Among the remaining SOEs that are required for privatization, those in Hanoi and Ho Chi Minh City make up 54 percent of the total, including 13 in the capital and 38 in the country’s southern hub. The others include six supervised by the Committee for State Capital Management (CSCM), four under the Ministry of Industry and Trade (MoIT), and two under the Ministry of Construction (MoC).

Most recently on March 18, the Prime Minister signed a decision to deepen the restructuring of SOEs in 2021-2025 as well as target the completion of restructuring SOEs by 2025.

Decision No 360/QĐ-TTg aims to improve the operational efficiency and competitiveness of SOEs on the basis of technology, innovation, and management capacity.

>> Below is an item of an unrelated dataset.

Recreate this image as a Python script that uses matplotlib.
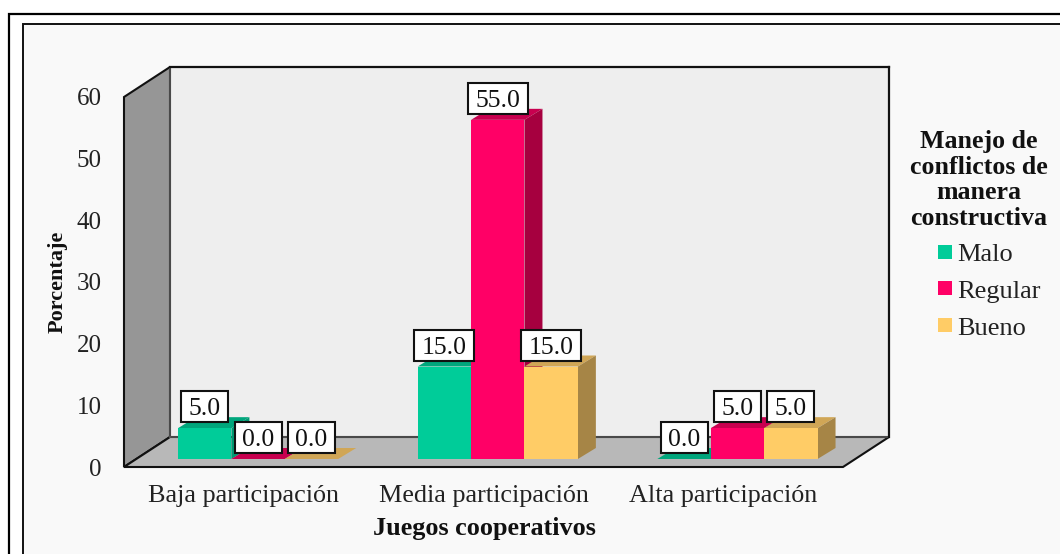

The move will facilitate more effective mobilization, allocation, and use of social resources while developing state capital and assets at enterprises.

By 2025, Vietnam expects to complete the restructuring process of SOEs, for which a minimum of US$10.84 billion in proceeds will be used.

The state divestment process is faced with several challenges but could be an exciting opportunity for foreign investors, especially as large banks and corporations are also on the list of government divestment plans.

For example, as large agriculture and forestry corporations are beginning their divestment projects, investors may consider investing in these sectors considering Vietnam’s comparative advantage in this industry in terms of market scale and growth, low labor cost, and stable political environment.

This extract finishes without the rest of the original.